Annie Lou Henry
May 23, 1898 – November 9, 1980
Twenty-eight years ago today—five months after we began at Bethlehem—my father’s mother died down in Georgia. For a couple of years she had been having small strokes that kept her more and more confined to her home and then her bed.
During one visit, I sat with her and learned a lesson that helped prepare me for ministry and my own life.
This woman was my grandmother, who had always been part of my life. Though college-educated, she had survived the depression by scratching a living from the Georgia red clay, alongside her husband and children. She outlived her husband (Walter Raleigh Henry, Sr.) by 30 years. She buried one child and raised nine others. She now had so many grandchildren and great-grandchildren that she and God were probably the only ones who knew the number without lengthy calculation.
She had known God’s faithfulness through many kinds of heartbreak and pain and struggle. It was obvious to everyone who knew her that she trusted him for every breath of her life.
One time, one of her daughters told me that Grandmother prayed every day by name for each of her children, their spouses, and their children and grandchildren. Knowing her, I believed that. Aunt Rachel told me that Grandmother had sensed from God an assurance that all of the descendants she knew would be with her in heaven some day. Time will tell whether that is true, but the story is a strong testimony to her faith in God and her closeness to him.
Now this giant in my life—this shrunken 91-year-old giant—lay in bed and wondered if she were really a Christian. Surely, she thought, if my faith were true and strong, God wouldn’t have let me come to this—too sick and weak to get out of bed. Maybe, she thought, my whole life has been a lie.
I was aghast. How could she say such things? I hardly knew what to say, but I assured her that her life told me a different story. I tried to point her back to the God she had always told me about, the God in her favorite passage of Scripture—the passage all of us grandchildren had memorized whether or not we wanted to, because we heard it so often from Grandmother:
My sheep hear my voice, and I know them, and they follow me. I give them eternal life, and they will never perish, and no one will snatch them out of my hand. My Father, who has given them to me, is greater than all, and no one is able to snatch them out of the Father’s hand. I and the Father are one.” (John 10:27-30)

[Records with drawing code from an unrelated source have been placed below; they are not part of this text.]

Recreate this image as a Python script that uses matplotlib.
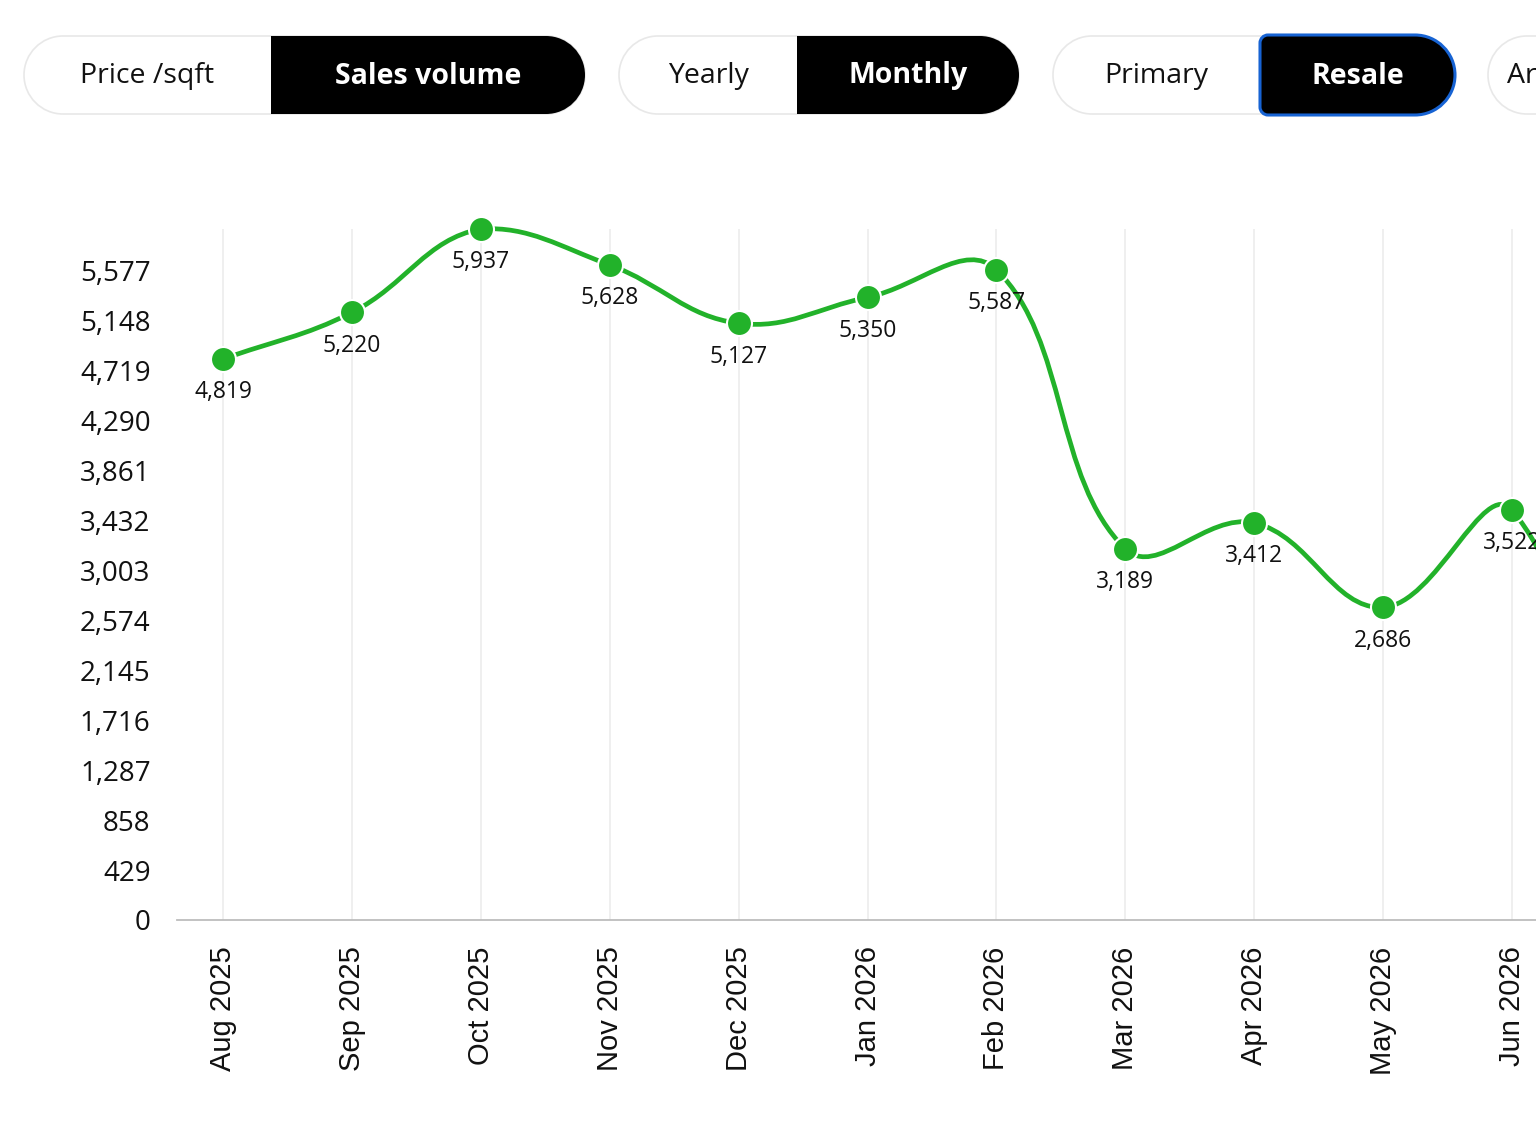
import numpy as np
import matplotlib
matplotlib.use("Agg")
import matplotlib.pyplot as plt
from matplotlib.path import Path
from matplotlib.patches import PathPatch

# data (Jul 2026 runs off the right edge)
months = ["Aug 2025", "Sep 2025", "Oct 2025", "Nov 2025", "Dec 2025", "Jan 2026",
          "Feb 2026", "Mar 2026", "Apr 2026", "May 2026", "Jun 2026", "Jul 2026"]
volume = [4819, 5220, 5937, 5628, 5127, 5350, 5587, 3189, 3412, 2686, 3522, 0]
y_ticks = [0, 429, 858, 1287, 1716, 2145, 2574, 3003, 3432, 3861, 4290, 4719, 5148, 5577]

# toggle buttons on top: (left label, right label)
tabs = [("Price /sqft", "Sales volume"), ("Yearly", "Monthly"), ("Primary", "Resale")]

GREEN = "#22b22a"
UI_FONT = ["Open Sans", "DejaVu Sans"]

W, H = 1536, 1130
fig = plt.figure(figsize=(W / 100, H / 100), dpi=100)
fig.patch.set_facecolor("white")

# chart area in pixels: left 177, right edge of figure, top 229, bottom 920
ax = fig.add_axes([177 / W, 1 - 920 / H, (W - 177) / W, (920 - 229) / H])
x = np.arange(len(months))

ax.set_xticks(x)
ax.set_xticklabels(months, rotation=90, fontsize=21, family=["Liberation Sans", "DejaVu Sans"])
ax.set_yticks(y_ticks)
ax.set_yticklabels([f"{t:,}" for t in y_ticks], fontsize=20, family=UI_FONT)
# limits after the ticks, otherwise set_xticks widens the view
ax.set_xlim(-46 / 128.9, (W - 223) / 128.9)
ax.set_ylim(0, max(volume))


def spline_path(xs, ys, tension=0.4):
    # same idea as chart.js bezier smoothing, done in pixel space
    pts = ax.transData.transform(np.column_stack([xs, ys]))
    top = ax.transAxes.transform((0, 1))[1] + 3
    n = len(pts)
    cprev = np.zeros_like(pts)
    cnext = np.zeros_like(pts)
    for i in range(n):
        p = pts[max(i - 1, 0)]
        c = pts[i]
        nx = pts[min(i + 1, n - 1)]
        d01 = np.hypot(*(c - p))
        d12 = np.hypot(*(nx - c))
        s = d01 + d12
        fa = tension * d01 / s if s else 0
        fb = tension * d12 / s if s else 0
        cprev[i] = c - fa * (nx - p)
        cnext[i] = c + fb * (nx - p)
    cprev[:, 1] = np.minimum(cprev[:, 1], top)
    cnext[:, 1] = np.minimum(cnext[:, 1], top)
    verts = [pts[0]]
    codes = [Path.MOVETO]
    for i in range(1, n):
        verts += [cnext[i - 1], cprev[i], pts[i]]
        codes += [Path.CURVE4] * 3
    inv = ax.transData.inverted()
    return Path(inv.transform(np.array(verts)), codes)


ax.add_patch(PathPatch(spline_path(x, volume), fill=False, edgecolor=GREEN,
                       linewidth=3.4, capstyle="round", zorder=3, clip_on=False))
ax.plot(x, volume, "o", ms=18, mfc=GREEN, mec="white", mew=1.5, zorder=4, clip_on=False)
for i, v in enumerate(volume):
    ax.annotate(f"{v:,}", (i, v), xytext=(0, -24), textcoords="offset points",
                ha="center", va="center", fontsize=16.5, family=UI_FONT,
                color="#111111", zorder=5)
ax.set_xlim(-46 / 128.9, (W - 223) / 128.9)
ax.set_ylim(0, max(volume))

for s in ["top", "right", "left"]:
    ax.spines[s].set_visible(False)
ax.spines["bottom"].set_color("#bdbdbd")
ax.spines["bottom"].set_linewidth(1.3)

ax.tick_params(axis="both", length=0, colors="#111111")
ax.tick_params(axis="x", pad=19)
ax.tick_params(axis="y", pad=19)
ax.grid(axis="x", color="#ececec", linewidth=1.2)
ax.set_axisbelow(True)

# overlay in pixel coordinates for the buttons
ui = fig.add_axes([0, 0, 1, 1])
ui.set_xlim(0, W)
ui.set_ylim(H, 0)
ui.axis("off")


def pill(x0, y0, x1, y1, rl, rr):
    k = 0.5523
    v = [(x0 + rl, y0), (x1 - rr, y0),
         (x1 - rr + k * rr, y0), (x1, y0 + rr - k * rr), (x1, y0 + rr),
         (x1, y1 - rr),
         (x1, y1 - rr + k * rr), (x1 - rr + k * rr, y1), (x1 - rr, y1),
         (x0 + rl, y1),
         (x0 + rl - k * rl, y1), (x0, y1 - rl + k * rl), (x0, y1 - rl),
         (x0, y0 + rl),
         (x0, y0 + rl - k * rl), (x0 + rl - k * rl, y0), (x0 + rl, y0),
         (x0 + rl, y0)]
    c = [Path.MOVETO, Path.LINETO] + [Path.CURVE4] * 3 + [Path.LINETO] + [Path.CURVE4] * 3 \
        + [Path.LINETO] + [Path.CURVE4] * 3 + [Path.LINETO] + [Path.CURVE4] * 3 + [Path.CLOSEPOLY]
    return Path(v, c)


groups = [(24, 271, 585), (619, 797, 1019), (1053, 1260, 1455)]
for (left_txt, right_txt), (gx0, gmid, gx1) in zip(tabs, groups):
    ui.add_patch(PathPatch(pill(gx0, 36, gx1, 114, 39, 39), fc="white", ec="#e8e8e8", lw=1.2))
    if right_txt == "Resale":
        ui.add_patch(PathPatch(pill(gmid, 35, gx1, 115, 8, 40), fc="black", ec="#1763d3", lw=2.2))
    else:
        ui.add_patch(PathPatch(pill(gmid, 36, gx1, 114, 0, 39), fc="black", ec="none"))
    ui.text((gx0 + gmid) / 2, 76, left_txt, ha="center", va="center", fontsize=20.5,
            family=UI_FONT, color="#111111")
    ui.text((gmid + gx1) / 2, 76, right_txt, ha="center", va="center", fontsize=20.5,
            family=UI_FONT, weight="bold", color="white")

# next group, cut off by the edge
ui.add_patch(PathPatch(pill(1488, 36, 1700, 114, 39, 39), fc="white", ec="#e8e8e8", lw=1.2))
ui.text(1507, 76, "Area", ha="left", va="center", fontsize=20.5, family=UI_FONT, color="#111111")

fig.savefig("out.png", dpi=100)
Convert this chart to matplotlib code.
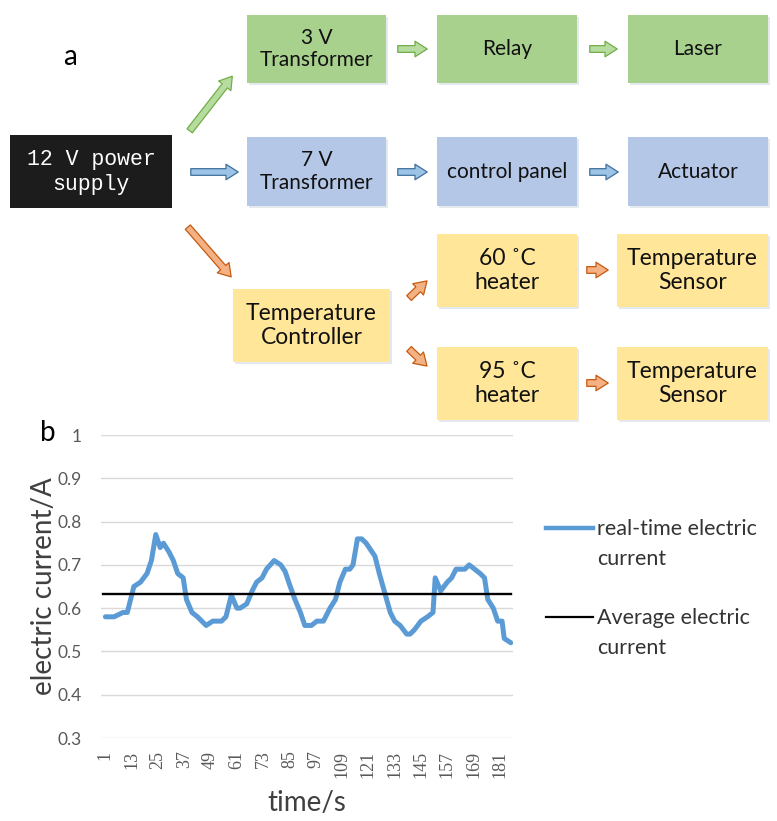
import matplotlib
matplotlib.use("Agg")
import matplotlib.pyplot as plt
from matplotlib.patches import Rectangle, FancyArrowPatch
from matplotlib.lines import Line2D

# ---- line chart data ----
time_s = [1, 5, 9, 11, 14, 17, 20, 22, 24, 26, 27.5, 30, 32, 34, 36.5, 38, 40.5, 43, 45, 47,
          50, 54, 56, 58.5, 61, 62.5, 65.5, 68, 70, 72.5, 74.5, 78, 81, 83, 85, 87.5, 90, 92,
          95, 97.5, 100.5, 103.5, 106, 108, 110.5, 112.5, 114, 116, 118, 120, 124, 126, 128.5,
          131, 133, 135.5, 138.5, 140, 142, 145, 148, 150.5, 151.5, 154, 157, 159, 161, 165,
          167, 169.5, 172, 174, 175.5, 178, 180, 182, 183, 186]
current_a = [0.58, 0.58, 0.59, 0.59, 0.65, 0.66, 0.68, 0.71, 0.77, 0.74, 0.75, 0.73, 0.71,
             0.68, 0.67, 0.62, 0.59, 0.58, 0.57, 0.56, 0.57, 0.57, 0.58, 0.63, 0.60, 0.60,
             0.61, 0.64, 0.66, 0.67, 0.69, 0.71, 0.70, 0.685, 0.655, 0.62, 0.59, 0.56, 0.56,
             0.57, 0.57, 0.60, 0.62, 0.66, 0.69, 0.69, 0.70, 0.76, 0.76, 0.75, 0.72, 0.68,
             0.635, 0.59, 0.57, 0.56, 0.54, 0.54, 0.55, 0.57, 0.58, 0.59, 0.67, 0.64, 0.66,
             0.67, 0.69, 0.69, 0.70, 0.69, 0.68, 0.67, 0.62, 0.60, 0.57, 0.57, 0.53, 0.52]
average_a = 0.632
x_ticks = list(range(1, 182, 12))
y_ticks = [0.3, 0.4, 0.5, 0.6, 0.7, 0.8, 0.9, 1.0]
y_tick_labels = ["0.3", "0.4", "0.5", "0.6", "0.7", "0.8", "0.9", "1"]
legend_labels = ["real-time electric\ncurrent", "Average electric\ncurrent"]

# ---- block diagram content ----
box_labels = ["3 V\nTransformer", "Relay", "Laser",
              "7 V\nTransformer", "control panel", "Actuator",
              "Temperature\nController", "60 \u02daC\nheater", "Temperature\nSensor",
              "95 \u02daC\nheater", "Temperature\nSensor"]
box_colors = ["#a9d18e"] * 3 + ["#b4c7e7"] * 3 + ["#ffe699"] * 5
# (x0, y0, x1, y1) in pixels, top-left origin
box_layout = [(247, 15, 386, 83), (437, 15, 577, 83), (628, 15, 768, 83),
              (247, 137, 386, 206), (437, 137, 577, 206), (628, 137, 768, 206),
              (233, 289, 390, 362), (437, 234, 577, 307), (617, 234, 768, 307),
              (437, 347, 577, 420), (617, 347, 768, 420)]
box_fontsize = [15, 15, 15, 15, 15, 15, 16.5, 16.5, 16.5, 16.5, 16.5]

arrow_colors = {"green": ("#b7dca0", "#70ad47"),
                "blue": ("#9dc3e6", "#41719c"),
                "orange": ("#f4b183", "#c55a11")}
arrows = [("green", (188, 133), (234, 74)), ("green", (395, 49), (430, 49)),
          ("green", (587, 49), (620, 49)),
          ("blue", (188, 172), (241, 172)), ("blue", (395, 172), (430, 172)),
          ("blue", (587, 172), (621, 172)),
          ("orange", (186, 225), (233, 279)), ("orange", (407, 300), (429, 279)),
          ("orange", (407, 347), (429, 368)), ("orange", (584, 270), (611, 270)),
          ("orange", (584, 383), (611, 383))]

plt.rcParams["font.family"] = ["Lato", "DejaVu Sans"]

W, H = 777, 821
fig = plt.figure(figsize=(W / 100, H / 100), dpi=100)

# diagram canvas in pixel coordinates
ax0 = fig.add_axes([0, 0, 1, 1])
ax0.set_xlim(0, W)
ax0.set_ylim(H, 0)
ax0.axis("off")

ax0.add_patch(Rectangle((10, 135), 162, 73, facecolor="#1c1c1c", edgecolor="none"))
ax0.text(91, 172, "12 V power\nsupply", color="white", ha="center", va="center",
         fontsize=15.5, family="Liberation Mono", linespacing=1.25)

for label, col, (x0, y0, x1, y1), fs in zip(box_labels, box_colors, box_layout, box_fontsize):
    ax0.add_patch(Rectangle((x0 + 2, y0 + 2), x1 - x0, y1 - y0, facecolor="#e4e8ef",
                            edgecolor="none"))
    ax0.add_patch(Rectangle((x0, y0), x1 - x0, y1 - y0, facecolor=col, edgecolor="none"))
    ax0.text((x0 + x1) / 2, (y0 + y1) / 2, label, ha="center", va="center",
             fontsize=fs, color="#111111", linespacing=1.15)

for name, start, end in arrows:
    fc, ec = arrow_colors[name]
    ax0.add_patch(FancyArrowPatch(start, end,
                                  arrowstyle="simple,head_length=0.55,head_width=0.7,tail_width=0.3",
                                  mutation_scale=16, facecolor=fc, edgecolor=ec, lw=0.9))

ax0.text(70, 57, "a", fontsize=20, ha="center", va="center")
ax0.text(48, 433, "b", fontsize=20, ha="center", va="center")

# line chart
ax = fig.add_axes([101 / W, 1 - 738 / H, (513 - 101) / W, (738 - 435) / H])
ax.plot(time_s, current_a, color="#5b9bd5", lw=3.6, solid_joinstyle="round",
        solid_capstyle="round")
ax.axhline(average_a, xmin=0.005, xmax=0.995, color="black", lw=1.7)
ax.set_xlim(-1, 187)
ax.set_ylim(0.3, 1.0)
ax.set_yticks(y_ticks)
ax.set_yticklabels(y_tick_labels)
ax.set_xticks(x_ticks)
ax.set_xticklabels([str(t) for t in x_ticks], rotation=90, family="Liberation Serif",
                   fontsize=13)
ax.tick_params(axis="y", length=0, labelsize=12.5, colors="#595959", pad=14)
ax.tick_params(axis="x", length=0, colors="#595959", pad=9)
ax.grid(axis="y", color="#d9d9d9", lw=1)
ax.set_axisbelow(True)
for s in ax.spines.values():
    s.set_visible(False)
ax.set_ylabel("electric current/A", fontsize=20, color="#404040", labelpad=0)
ax.set_xlabel("time/s", fontsize=20, color="#404040", labelpad=9)

# legend drawn on the pixel canvas (handle aligned with first text line)
legend_styles = [("#5b9bd5", 3.2, 528), ("black", 1.6, 617)]
for label, (col, lw, y) in zip(legend_labels, legend_styles):
    ax0.add_line(Line2D([546, 593], [y, y], color=col, lw=lw))
    ax0.text(597, y - 9, label, fontsize=15.5, color="#333333", va="top", ha="left",
             linespacing=1.62)

fig.savefig("out.png", dpi=100)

Here is the lesson I learned that day. Though Satan is never stronger than Jesus, he may seem stronger when we become weaker. When we are weak and sick and old, we may be the most vulnerable of any other time in our lives. And considering that our enemy is wily as a serpent waiting for an opportune moment to strike, perhaps the saints who have remained the strongest throughout life face the greatest temptation when finally they are weak.
I write about Grandmother today for 3 reasons:
- Every one of us is older than we used to be, and as more time passes, we will probably become weaker. We need to be on guard against the sneaky lies of our enemy.
- We know or will know someone who needs encouragement when life closes in and he or she loses sight of the God who has been known well and trusted deeply until now.
- As someone we love draws closer to death, we must never give up praying that God preserve faith strong to the end.
And I—now a grandmother myself—urge you to hide this assurance in your heart:
My sheep hear my voice, and I know them, and they follow me. I give them eternal life, and they will never perish, and no one will snatch them out of my hand. My Father, who has given them to me, is greater than all, and no one is able to snatch them out of the Father’s hand. I and the Father are one.”